Students who have little or no knowledge of Latin may feel uncomfortable with ancient (and medieval) texts written in Latin, and may consider their knowledge insufficient to use such Latin texts as a learning tool. However, with increased digitization of manuscripts and the large amount of information now accessible online (such as metadata of digitized manuscripts and annotated guides to medieval texts) students have the opportunity to explore Latin classics without the requirement to read Latin.
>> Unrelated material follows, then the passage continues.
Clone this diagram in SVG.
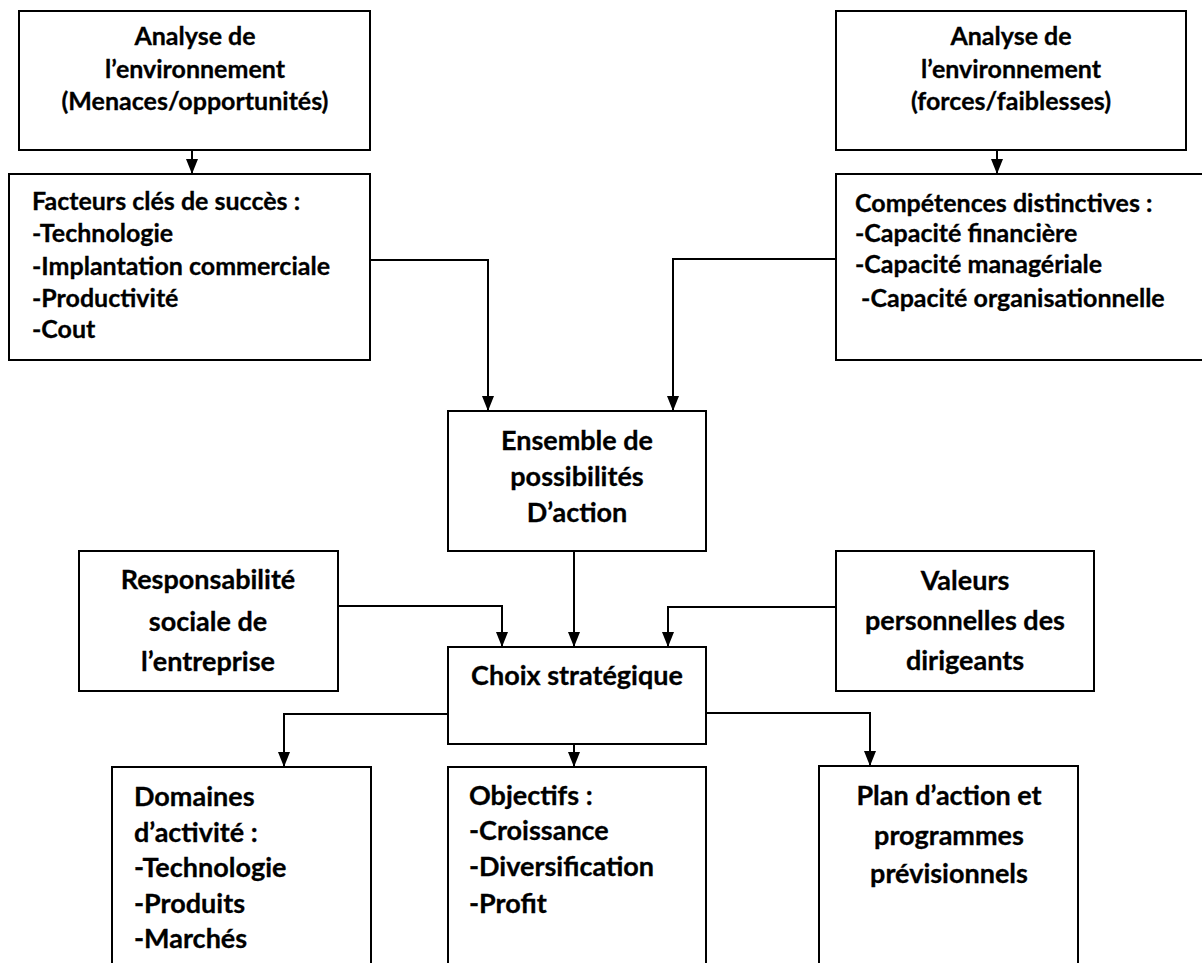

Using the book inventory from 11th century Corbie Abbey, your students will actively search out appropriate online resources of information and critically reflect on the suitability of these resources for academic research. Your students will work together in teams and collect information from different sources about ancient authors listed in the Corbie Abbey inventory. Importantly, students will reflect: What are the different sources of information? What can these resources be used for? Which resources are best used and cited in academic work?
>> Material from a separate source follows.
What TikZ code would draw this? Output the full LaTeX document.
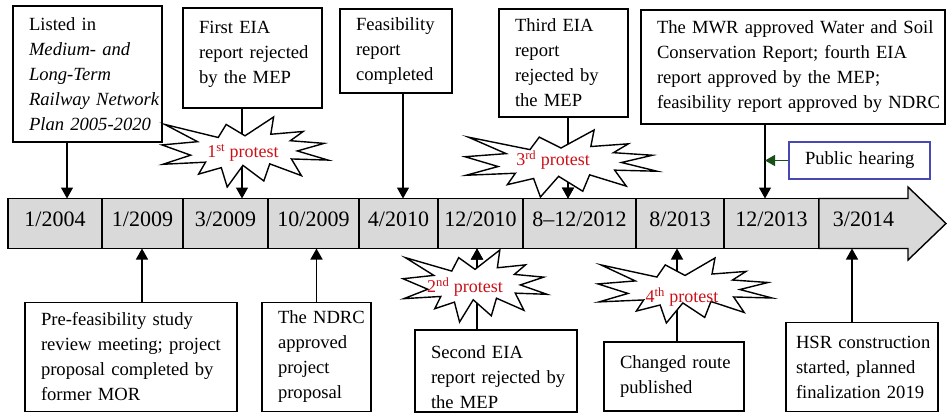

This learning scenario can be used as the continuation of ARMA (Postsecondary) Learning Scenario 1: Book inventories (and what they tell us about reading in monasteries): The 11th-century book inventory of Corbie. But you can also teach it separately, depending on your students’ prior knowledge and skills.
Learning Scenario 3
Medieval Book Production: Manufacturing Manuscripts
(The medieval manuscript, the book market, Paris as an important center for book trade, book makers, sellers and consumers)
Combining Digital Humanities, Art History, historical Anthropology and Codicology, this lesson plan introduces post-secondary students to medieval manuscript production, trade and reading culture in the Middle Ages, emphasizing the human processes involved in the manufacturing, selling and use of these artefacts as well as how their purpose (be it monastic, courtly, or urban) determined their material and visual qualities. Students will learn to navigate available digitized manuscript platforms to gain access to these books and consult them in detail. The aim of this activity is to explore medieval manuscripts throughout the Middle Ages, understand their physical qualities, their commercial and symbolic value and how the physical appearance of the manuscript responded to the times, to its readers as well as to its purpose.
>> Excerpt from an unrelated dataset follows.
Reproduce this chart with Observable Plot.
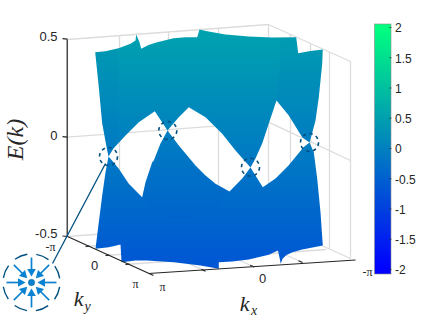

*If used in conjunction with Learning Scenario Part 4 (Book Trade in the Early to Late Middle Ages: Manufacturing the Printed Book) students will be able to compare and contrast what they have learned in Part 1 with the trade, manufacture and use of the first printed books (incunabula) and realize that these two methods of book fabrication were not mutually exclusive and that, on the contrary, they influenced each other for decades after the invention of the printing press.
Learning Scenario 4
Medieval Book Production: Manufacturing the Printed Book
(The first printed books, the book market, book makers, sellers and consumers)
This lesson plan introduces post-secondary students to the medieval printed book trade in the late Middle Ages, focusing on the editing and manufacturing process, the book market, as well as how the physical appearance of the page evolved over time. Students will learn to navigate available digitized collections (such as Europeana and Gallica) to gain access to these books and consult them in detail. The aim of this activity is to come into contact with the first printed books (incunabula) up until the year 1500 and beyond, in order to understand their physical qualities, their commercial value and the ways in which they imitated the appearance of the medieval manuscript and evolved with the trade, developing into the modern book.
*If used in conjunction with Learning Scenario 3 (Book Trade in High to Late Middle Ages: Manufacturing the Manuscript) students will be able to further compare and contrast what they have learned in each part and realize that these two methods of book fabrication were not mutually exclusive and that, on the contrary, they coexisted for decades after the invention of the printing press.